**Set exercise**
What is to be printed is the span of lines starting at the one containing "Give me the" and ending at the one containing "import seaborn as sns", reproduced exactly with pictures left out.

── Task material ──

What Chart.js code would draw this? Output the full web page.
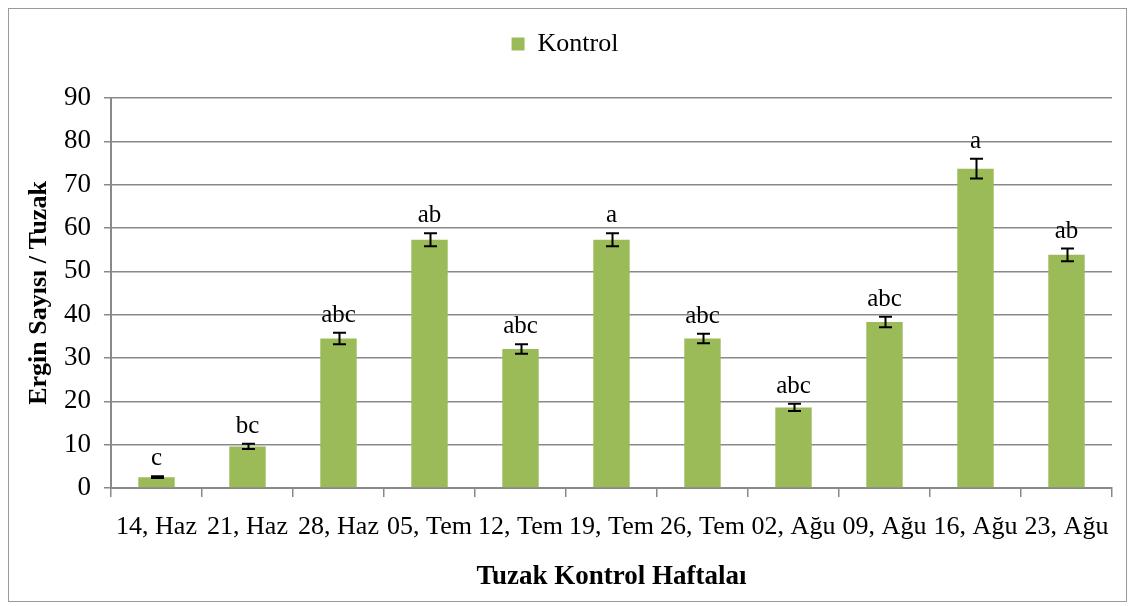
<!DOCTYPE html>
<html><head><meta charset="utf-8">
<script src="https://cdn.jsdelivr.net/npm/chart.js@4"></script>
<style>html,body{margin:0;padding:0;background:#fff}canvas{display:block}</style>
</head><body><canvas id="c" width="1131" height="606"></canvas>
<script>
const categories = ["14, Haz","21, Haz","28, Haz","05, Tem","12, Tem","19, Tem","26, Tem","02, Ağu","09, Ağu","16, Ağu","23, Ağu"];
const kontrol = [2.5, 9.6, 34.5, 57.3, 32.1, 57.3, 34.5, 18.6, 38.3, 73.7, 53.8];
const kontrolErr = [0.2, 0.6, 1.3, 1.5, 1.1, 1.5, 1.1, 0.85, 1.2, 2.3, 1.45];
const letters = ["c","bc","abc","ab","abc","a","abc","abc","abc","a","ab"];
const yMin = 0, yMax = 90, yStep = 10;
const seriesName = "Kontrol";
const xTitle = "Tuzak Kontrol Haftalaı";
const yTitle = "Ergin Sayısı / Tuzak";

const FONT = "'Liberation Serif', 'Times New Roman', serif";
const GRID = '#898989';
Chart.defaults.font.family = FONT;

const frame = {
  id: 'frame',
  beforeDraw(chart) {
    const c = chart.ctx;
    c.save();
    c.fillStyle = '#fff';
    c.fillRect(0, 0, chart.width, chart.height);
    c.strokeStyle = '#9a9a9a';
    c.lineWidth = 1;
    c.strokeRect(8.5, 8.5, 1118, 593);
    c.restore();
  }
};

const errLetters = {
  id: 'errLetters',
  afterDatasetsDraw(chart) {
    const c = chart.ctx;
    const meta = chart.getDatasetMeta(0);
    const ys = chart.scales.y;
    c.save();
    c.strokeStyle = '#000';
    c.lineWidth = 2;
    c.fillStyle = '#000';
    c.font = "25px " + FONT;
    c.textAlign = 'center';
    c.textBaseline = 'alphabetic';
    meta.data.forEach((bar, i) => {
      const x = Math.round(bar.x) + 0.5;
      const top = ys.getPixelForValue(kontrol[i] + kontrolErr[i]);
      const bot = ys.getPixelForValue(kontrol[i] - kontrolErr[i]);
      const cap = 6.5;
      c.beginPath();
      c.moveTo(x, top); c.lineTo(x, bot);
      c.moveTo(x - cap, top); c.lineTo(x + cap, top);
      c.moveTo(x - cap, bot); c.lineTo(x + cap, bot);
      c.stroke();
      c.fillText(letters[i], bar.x, top - 11);
    });
    c.restore();
  }
};

new Chart(document.getElementById('c'), {
  type: 'bar',
  data: {
    labels: categories,
    datasets: [{
      label: seriesName,
      data: kontrol,
      backgroundColor: '#9BBB59',
      borderWidth: 0,
      barPercentage: 0.8,
      categoryPercentage: 0.5
    }]
  },
  options: {
    responsive: false,
    animation: false,
    layout: { padding: { top: 11, left: 18, right: 19, bottom: 0 } },
    plugins: {
      legend: {
        display: true,
        position: 'top',
        labels: {
          font: { family: FONT, size: 26 },
          color: '#000',
          boxWidth: 13,
          boxHeight: 13,
          padding: 20
        }
      },
      title: {
        display: true,
        position: 'top',
        weight: 500,
        text: ' ',
        font: { size: 10 },
        padding: { top: 10, bottom: 9 }
      },
      tooltip: { enabled: false }
    },
    scales: {
      x: {
        offset: true,
        grid: { drawOnChartArea: false, offset: true, color: GRID, lineWidth: 1.5, tickLength: 9, tickColor: GRID },
        border: { color: GRID, width: 2 },
        ticks: { font: { family: FONT, size: 26 }, color: '#000', padding: 15, maxRotation: 0, autoSkip: false },
        title: { display: true, text: xTitle, font: { family: FONT, size: 27, weight: 'bold' }, color: '#000', padding: { top: 0, bottom: 13 } },
        afterFit(scale) { scale.height = 118; }
      },
      y: {
        min: yMin, max: yMax,
        grid: { color: GRID, lineWidth: 1.5, tickLength: 7, tickColor: GRID },
        border: { color: GRID, width: 2 },
        ticks: { stepSize: yStep, font: { family: FONT, size: 27 }, color: '#000', padding: 13 },
        title: { display: true, text: yTitle, font: { family: FONT, size: 26, weight: 'bold' }, color: '#000', padding: { top: 6, bottom: 0 } },
        afterFit(scale) { scale.width = 93; }
      }
    }
  },
  plugins: [frame, errLetters]
});
</script>
</body></html>
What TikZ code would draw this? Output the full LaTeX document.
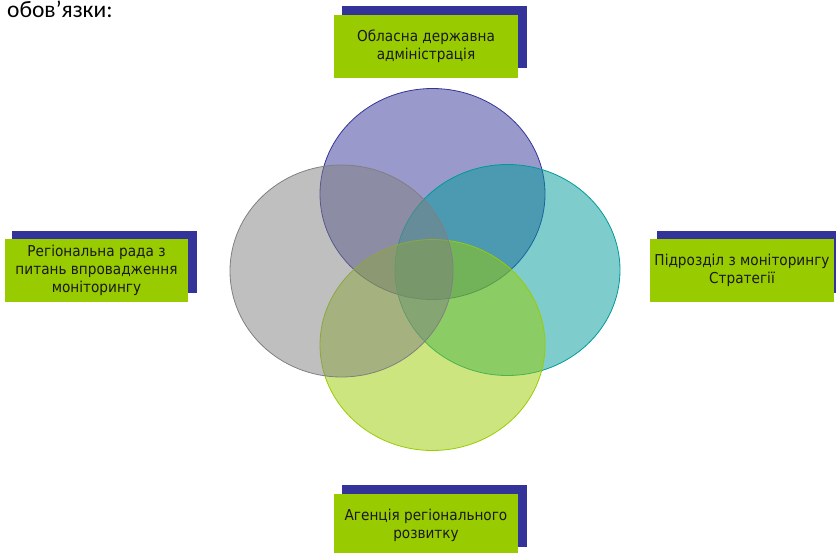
\documentclass[tikz,border=0pt]{standalone}
\usepackage{fontspec}
\setmainfont{DejaVu Sans}[FakeStretch=0.91]
\newfontfamily\headfont{Carlito}
\usetikzlibrary{shapes.geometric}
\definecolor{vpurple}{HTML}{333399}
\definecolor{vteal}{HTML}{009999}
\definecolor{vgreen}{HTML}{99CC00}
\definecolor{vgray}{HTML}{808080}
\definecolor{boxgreen}{HTML}{99CC00}
\definecolor{boxblue}{HTML}{333399}
\tikzset{
  venn/.style={ellipse, inner sep=0pt, minimum width=225pt, minimum height=211pt, line width=0.8pt, fill opacity=0.5},
  shadowbox/.style={rectangle, inner sep=0pt, fill=boxblue, minimum height=62pt},
  labelbox/.style={rectangle, inner sep=0pt, fill=boxgreen, minimum height=63pt, minimum width=184pt, align=center, font=\fontsize{15}{18}\selectfont, text=black!90},
}
\begin{document}
\begin{tikzpicture}[x=1pt,y=-1pt]
\useasboundingbox (0,0) rectangle (836,552);
\clip (0,0) rectangle (836,552);
% heading
\node[anchor=base west, inner sep=0pt, font=\headfont\fontsize{23.5}{27}\selectfont] (head) at (7,17) {обов’язки:};
% Venn ellipses
\node[venn, draw=vpurple, fill=vpurple] (ca) at (432.5,194) {};
\node[venn, draw=vteal, fill=vteal] (cb) at (507.5,270) {};
\node[venn, draw=vgreen, fill=vgreen] (cc) at (432.5,345) {};
\node[venn, draw=vgray, fill=vgray, minimum width=223pt, minimum height=212pt] (cd) at (341.5,271) {};
% top box
\node[shadowbox, minimum width=185pt] (ts) at (434.5,37) {};
\node[labelbox] (top) at (426,46) {Обласна державна\\адміністрація};
% left box
\node[shadowbox, minimum width=185pt] (ls) at (104.5,261.5) {};
\node[labelbox, minimum width=183pt] (left) at (96.5,270.5) {Регіональна рада з\\питань впровадження\\моніторингу};
% right box
\node[shadowbox, minimum width=179pt] (rs) at (746.5,262) {};
\node[labelbox] (right) at (742,270.5) {Підрозділ з моніторингу\\Стратегії};
% bottom box
\node[shadowbox, minimum width=185pt] (bs) at (434.5,516) {};
\node[labelbox] (bottom) at (426,525) {Агенція регіонального\\розвитку};
\end{tikzpicture}
\end{document}
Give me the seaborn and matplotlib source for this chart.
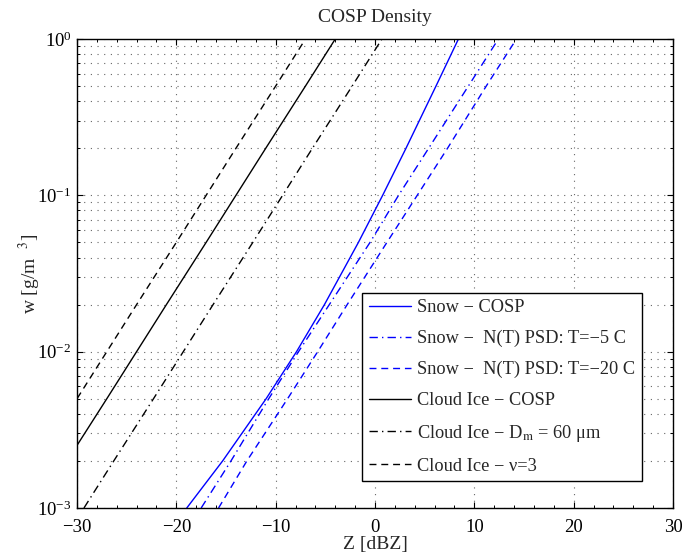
import numpy as np
import pandas as pd
import matplotlib
matplotlib.use("Agg")
import matplotlib.pyplot as plt
import matplotlib.ticker as mticker
import seaborn as sns

# ---- data ----
w_levels = [0.001, 0.002, 0.005, 0.01, 0.02, 0.05, 0.1, 0.2, 0.5, 1.0]   # g/m^3

z_snow_cosp   = [-18.95, -15.34, -10.96, -7.9, -5.09, -1.67, 0.77, 3.12, 6.14, 8.4]
z_snow_t5     = [-17.5, -14.5, -10.7, -7.7, -4.6, -0.5, 2.37, 5.4, 9.4, 12.42]
z_snow_t20    = [-15.75, -12.9, -8.8, -5.77, -2.8, 1.2, 4.25, 7.3, 11.2, 14.24]
z_ice_cosp    = [-34.0, -31.0, -27.0, -24.0, -21.0, -17.0, -14.0, -11.0, -7.0, -4.0]
z_ice_dm60    = [-29.3, -26.3, -22.3, -19.3, -16.3, -12.3, -9.3, -6.3, -2.3, 0.7]
z_ice_nu3     = [-37.0, -34.0, -30.0, -27.0, -24.0, -20.0, -17.0, -14.0, -10.0, -7.0]

labels = ["Snow \u2212 COSP",
          "Snow \u2212  N(T) PSD: T=\u22125 C",
          "Snow \u2212  N(T) PSD: T=\u221220 C",
          "Cloud Ice \u2212 COSP",
          "Cloud Ice \u2212 D$_\\mathrm{m}$ = 60 \u03bcm",
          "Cloud Ice \u2212 \u03bd=3"]
series = [z_snow_cosp, z_snow_t5, z_snow_t20, z_ice_cosp, z_ice_dm60, z_ice_nu3]
colors = ["#0000ff", "#0000ff", "#0000ff", "black", "black", "black"]
dash_styles = [None, (6, 3, 1, 3), (5, 3.5), None, (6, 3, 1, 3), (5, 3.5)]

xticks = [-30, -20, -10, 0, 10, 20, 30]

# ---- style ----
sns.set_style("ticks")
plt.rcParams["font.family"] = ["Liberation Serif", "DejaVu Serif"]
plt.rcParams["mathtext.fontset"] = "stix"
plt.rcParams["axes.unicode_minus"] = True

fig = plt.figure(figsize=(6.82, 5.54), dpi=100)
ax = fig.add_axes([77/682, 46/554, 596/682, 469/554])

for z, lab, c, d in zip(series, labels, colors, dash_styles):
    df = pd.DataFrame({"Z": z, "w": w_levels})
    sns.lineplot(data=df, x="Z", y="w", ax=ax, color=c, lw=1.0,
                 estimator=None, sort=False, label=lab)
    ln = ax.lines[-1]
    if d is not None:
        ln.set_dashes(d)

ax.set_yscale("log")
ax.set_xlim(-30, 30)
ax.set_ylim(1e-3, 1)
ax.set_xticks(xticks)
ax.set_xticklabels([str(t).replace("-", "\u2212") for t in xticks])
ax.xaxis.set_minor_locator(mticker.MultipleLocator(2))
ax.yaxis.set_minor_locator(mticker.LogLocator(base=10, subs=np.arange(2, 10)))
ax.yaxis.set_minor_formatter(mticker.NullFormatter())

ax.tick_params(which="both", direction="in", top=True, right=True,
               labelsize=13.5, colors="black")
ax.tick_params(which="major", length=4.5, width=0.8, pad=4)
ax.tick_params(axis="x", which="major", pad=8)
ax.tick_params(which="minor", length=2.2, width=0.7)
for s in ax.spines.values():
    s.set_linewidth(1.0)
    s.set_color("black")

ax.grid(True, which="major", axis="both", linestyle=(0, (1, 5)), color="0.4", lw=0.8)
ax.grid(True, which="minor", axis="y", linestyle=(0, (1, 5)), color="0.4", lw=0.8)

ax.set_xlabel("Z [dBZ]", fontsize=14, labelpad=0)
ax.set_ylabel("w [g/m  $^{3}$]", fontsize=14)
ax.yaxis.set_label_coords(-0.057, 0.5)
ax.set_title("COSP Density", fontsize=14, pad=12)

leg = ax.legend(loc="lower left", bbox_to_anchor=(0.479, 0.0576), fontsize=13.2,
                frameon=True, fancybox=False, edgecolor="black", framealpha=1,
                handlelength=2.3, handletextpad=0.35, labelspacing=0.75,
                borderpad=0.35, borderaxespad=0)
leg.get_frame().set_linewidth(1.0)

fig.savefig("out.png", dpi=100, facecolor="white")
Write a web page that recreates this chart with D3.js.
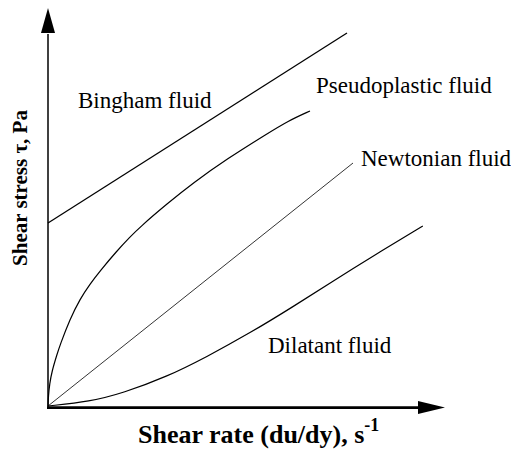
<!DOCTYPE html>
<head>
    <meta charset="utf-8">
    <script src="https://d3js.org/d3.v7.min.js"></script>
    <style>
        body {
            margin: 0;
            background-color: #fff;
        }

        .curve {
            fill: none;
            stroke: #000;
        }

        .axis-line {
            stroke: #000;
        }

        .curve-label {
            font-family: "Liberation Serif", "Times New Roman", serif;
            font-size: 23px;
            fill: #000;
        }

        .axis-title {
            font-family: "Liberation Serif", "Times New Roman", serif;
            font-weight: bold;
            fill: #000;
        }
    </style>
</head>

<body>
    <script>
        var width = 511,
            height = 452;

        // values, in arbitrary units (0..100 on both axes)
        var bingham = [[0, 45.75], [74.75, 93.25]];
        var pseudoplastic = [[0, 0], [0.1, 2.5], [0.4, 5.5], [1, 8.75], [2.2, 12.75], [3, 15.25], [5.5, 21.75],
            [8, 26.75], [10.5, 30.5], [13, 33.75], [17.2, 38.75], [20.5, 42.25], [23, 44.75],
            [29.7, 50.5], [36.25, 55.75], [44.7, 61.75], [54.7, 68], [60, 71.25], [65.5, 73.75]];
        var newtonian = [[0, 0], [76.25, 60.75]];
        var dilatant = [[0, 0], [10.5, 1.1], [18.75, 3.25], [29.7, 7.3], [39.7, 12.3], [50.5, 18.25],
            [61.25, 24.8], [71.25, 31.25], [81.25, 37.5], [93.7, 45]];

        var fluidNames = ["Bingham fluid", "Pseudoplastic fluid", "Newtonian fluid", "Dilatant fluid"];
        var xTitle = "Shear rate (du/dy), s";
        var xTitleSup = "-1";
        var yTitle = "Shear stress \u03c4, Pa";

        var x = d3.scaleLinear().domain([0, 100]).range([48, 448]);
        var y = d3.scaleLinear().domain([0, 100]).range([406, 6]);

        var svg = d3.select("body").append("svg")
            .attr("width", width)
            .attr("height", height);

        var line = d3.line()
            .x(function(d) { return x(d[0]); })
            .y(function(d) { return y(d[1]); })
            .curve(d3.curveBasis);

        var series = [
            { data: bingham, w: 1.3 },
            { data: pseudoplastic, w: 1.2 },
            { data: newtonian, w: 0.8 },
            { data: dilatant, w: 1.2 }
        ];

        svg.selectAll(".curve")
            .data(series)
            .enter().append("path")
            .attr("class", "curve")
            .attr("stroke-width", function(d) { return d.w; })
            .attr("d", function(d) { return line(d.data); });

        // axes with arrow heads
        svg.append("line")
            .attr("class", "axis-line")
            .attr("x1", x(0)).attr("y1", y(0) + 1)
            .attr("x2", x(0)).attr("y2", y(93))
            .attr("stroke-width", 1.5);

        svg.append("polygon")
            .attr("points", [[x(0) - 7, y(93.25)], [x(0), y(99.5)], [x(0) + 7, y(93.25)]].join(" "));

        svg.append("line")
            .attr("class", "axis-line")
            .attr("x1", x(-0.25)).attr("y1", y(-0.4))
            .attr("x2", x(93)).attr("y2", y(-0.4))
            .attr("stroke-width", 2.6);

        svg.append("polygon")
            .attr("points", [[x(92.5), y(-0.4) - 6.5], [x(99.25), y(-0.4)], [x(92.5), y(-0.4) + 6.5]].join(" "));

        // curve labels
        var labelPos = [[78, 108], [316, 93], [361, 166], [268, 353]];

        svg.selectAll(".curve-label")
            .data(fluidNames)
            .enter().append("text")
            .attr("class", "curve-label")
            .attr("x", function(d, i) { return labelPos[i][0]; })
            .attr("y", function(d, i) { return labelPos[i][1]; })
            .text(function(d) { return d; });

        var xt = svg.append("text")
            .attr("class", "axis-title")
            .attr("x", 138)
            .attr("y", 443)
            .style("font-size", "26px")
            .text(xTitle);

        xt.append("tspan")
            .attr("dy", -12)
            .style("font-size", "18px")
            .text(xTitleSup);

        svg.append("text")
            .attr("class", "axis-title")
            .attr("transform", "translate(27,188) rotate(-90)")
            .attr("text-anchor", "middle")
            .style("font-size", "21px")
            .text(yTitle);
    </script>
</body>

───

**Response to the task**
Give me the seaborn and matplotlib source for this chart.
import numpy as np
import pandas as pd
import matplotlib
matplotlib.use("Agg")
import matplotlib.pyplot as plt
import matplotlib.ticker as mticker
import seaborn as sns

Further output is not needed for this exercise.